Sunday, December 03, 2017

The Martians Below

Now this is Quatermass at his best. Andre Morell as the spectacularly sidetracked rocket physicist in the 1958 serial Quatermass and the Pit, creator Nigel Kneale this time coming up with a beautifully eerie Sci-Fi account on the origins of human racism. The 1967 Hammer film version surpasses the serial really only in having Barbara Shelley and Julian Glover. It's a good film and a lot of dialogue is directly ported over but the serial benefits so much from being able to take its time and explore ideas and, while Andrew Keir is fine as Quatermass, he doesn't match Morell's fascinatingly weird, perfect choices.

Like putting his thumbs in his waistcoat pockets while addressing an assemblage of military and government brass. It somehow looks both awkward and magnificent--believably awkward, not like the actor made an odd choice but like this is what an eccentric but very sharp professor might do when lecturing on the serious reality of our ancient Martian overlords.

Of all the Quatermass stories up to this point it has the best supporting characters, too. The first episode of the serial almost makes it seem as though the anthropologist, Dr. Roney, and his assistant, Barbara Judd, are going to be the stars. Roney is played by Canadian actor Cec Linder with wonderful energy and he has brilliant chemistry with Christine Finn as Barbara. Kneale makes points about the state of human civilisation with the anthropologists' discovery of ape-man fossils, human forebears, accidentally unearthed in a work site.
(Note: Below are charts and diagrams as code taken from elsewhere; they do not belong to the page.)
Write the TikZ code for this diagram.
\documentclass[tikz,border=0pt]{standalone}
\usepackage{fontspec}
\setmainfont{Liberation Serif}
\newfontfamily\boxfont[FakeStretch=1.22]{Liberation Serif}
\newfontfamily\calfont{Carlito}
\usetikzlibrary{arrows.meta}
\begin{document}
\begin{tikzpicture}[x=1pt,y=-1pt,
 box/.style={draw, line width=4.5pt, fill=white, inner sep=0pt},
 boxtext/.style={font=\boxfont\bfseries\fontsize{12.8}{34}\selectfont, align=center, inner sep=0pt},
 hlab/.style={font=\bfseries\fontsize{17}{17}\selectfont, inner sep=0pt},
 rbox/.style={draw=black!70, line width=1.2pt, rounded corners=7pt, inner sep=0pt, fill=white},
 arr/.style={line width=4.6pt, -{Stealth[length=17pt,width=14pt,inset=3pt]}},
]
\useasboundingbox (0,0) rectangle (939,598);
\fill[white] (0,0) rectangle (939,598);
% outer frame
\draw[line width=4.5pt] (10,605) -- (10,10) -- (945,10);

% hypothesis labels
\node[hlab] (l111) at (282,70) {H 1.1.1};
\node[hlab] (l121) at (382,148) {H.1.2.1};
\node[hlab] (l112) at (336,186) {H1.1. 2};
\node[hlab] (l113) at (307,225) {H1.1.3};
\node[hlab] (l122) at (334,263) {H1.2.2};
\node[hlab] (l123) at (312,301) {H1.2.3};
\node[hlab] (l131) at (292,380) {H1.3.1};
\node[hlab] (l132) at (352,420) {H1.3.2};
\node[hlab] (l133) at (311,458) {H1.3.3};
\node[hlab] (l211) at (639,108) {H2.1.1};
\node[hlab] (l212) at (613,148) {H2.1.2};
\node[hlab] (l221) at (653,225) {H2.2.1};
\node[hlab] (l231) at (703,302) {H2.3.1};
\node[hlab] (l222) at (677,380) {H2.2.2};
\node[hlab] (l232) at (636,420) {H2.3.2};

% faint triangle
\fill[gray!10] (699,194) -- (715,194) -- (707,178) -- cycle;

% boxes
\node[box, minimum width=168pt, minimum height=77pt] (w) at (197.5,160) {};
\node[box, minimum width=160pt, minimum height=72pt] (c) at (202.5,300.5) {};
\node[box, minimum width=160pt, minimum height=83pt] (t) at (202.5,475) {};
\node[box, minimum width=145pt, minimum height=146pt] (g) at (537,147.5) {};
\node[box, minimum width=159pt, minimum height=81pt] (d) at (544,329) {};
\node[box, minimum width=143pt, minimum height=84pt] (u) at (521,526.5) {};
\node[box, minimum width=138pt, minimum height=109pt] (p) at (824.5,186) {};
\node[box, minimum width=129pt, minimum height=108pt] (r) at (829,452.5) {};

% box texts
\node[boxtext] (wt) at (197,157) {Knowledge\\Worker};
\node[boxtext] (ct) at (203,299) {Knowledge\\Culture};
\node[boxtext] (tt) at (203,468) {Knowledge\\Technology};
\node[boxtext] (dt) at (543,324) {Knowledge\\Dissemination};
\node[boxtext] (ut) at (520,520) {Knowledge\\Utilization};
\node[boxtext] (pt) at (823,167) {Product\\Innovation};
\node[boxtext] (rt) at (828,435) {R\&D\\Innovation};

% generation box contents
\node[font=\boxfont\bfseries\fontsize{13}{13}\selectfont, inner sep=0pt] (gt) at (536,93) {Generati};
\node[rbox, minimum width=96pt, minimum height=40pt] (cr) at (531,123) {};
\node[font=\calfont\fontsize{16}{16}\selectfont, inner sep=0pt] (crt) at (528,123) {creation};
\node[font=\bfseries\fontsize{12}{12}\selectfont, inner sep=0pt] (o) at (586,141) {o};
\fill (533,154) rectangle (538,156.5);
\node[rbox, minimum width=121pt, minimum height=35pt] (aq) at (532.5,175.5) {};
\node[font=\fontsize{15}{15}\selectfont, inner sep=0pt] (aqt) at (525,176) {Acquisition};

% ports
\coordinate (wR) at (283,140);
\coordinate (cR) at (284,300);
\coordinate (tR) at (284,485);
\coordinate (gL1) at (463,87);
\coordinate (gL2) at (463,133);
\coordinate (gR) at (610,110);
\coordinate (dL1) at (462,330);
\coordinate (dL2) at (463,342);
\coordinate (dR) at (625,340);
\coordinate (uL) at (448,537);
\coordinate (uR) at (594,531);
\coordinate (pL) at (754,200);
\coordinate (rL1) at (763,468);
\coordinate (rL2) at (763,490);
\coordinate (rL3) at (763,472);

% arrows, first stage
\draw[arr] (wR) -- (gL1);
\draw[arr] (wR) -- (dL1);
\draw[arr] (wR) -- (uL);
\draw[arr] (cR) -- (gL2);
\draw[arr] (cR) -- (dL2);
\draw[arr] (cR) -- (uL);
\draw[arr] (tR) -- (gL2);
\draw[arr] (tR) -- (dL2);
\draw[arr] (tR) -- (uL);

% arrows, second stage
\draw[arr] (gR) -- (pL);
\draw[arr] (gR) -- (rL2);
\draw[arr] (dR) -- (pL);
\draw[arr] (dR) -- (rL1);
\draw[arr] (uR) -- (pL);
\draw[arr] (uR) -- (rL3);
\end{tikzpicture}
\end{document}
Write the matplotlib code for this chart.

This leads later on to the inevitable but nicely portrayed revulsion from conservative government men which only gets worse when Martians get involved in our ancestry. The reluctance to accept the weirdness of our common ancestry is put in context to references to the racial tensions in England at the time due to an increase in immigration. Both the serial and the film version have one unnamed black worker at the construction site and later on Roney specifically mentions race riots. He also has a darkly funny, prescient line when Quatermass asks him what he thinks human civilisations would do if they knew the world was ending and Roney says we'd probably just go on with the same squabbles as before.

There's nothing wrong with James Donald's performance as Roney in the film version but Linder is just so much more lively. And I liked the way he seemed to respect Judd's opinion more in the serial--he looks to her to come up with a theory as to what the strange hard object is they've unearthed among the fossils. Though Barbara Shelley comes off as much more intelligent than Christine Finn.

I liked in the film this even prompted the filmmakers to give some of Roney's lines to her and having her be the one to accompany Quatermass on the excursion to the library instead of Roney. Otherwise, the special effects in the film aren't even much better than the serial and the black and white in the serial contributes to the atmosphere much better.

Twitter Sonnet #1060

Confetti grown grotesque is clatt'ring out.
A sagging party horn emits a blat.
The stuffing clouds'll cushion suns about.
The whist'ling air escorts the cooking vat.
Unhandled reins permit a heavy steed.
In clashing lamps the light oppressed the field.
Exposing rocks to split the hoof at speed.
Percussive leaves produced unseasoned yield.
A changing tie but briefly choked the beard.
In climbing mud the mantis sinks to worms.
The suction fell from steel to iron weird.
The pegs'll hold the tent on careful terms.
The ruling carapace arrived from Mars.
They put an instrument inside the bars.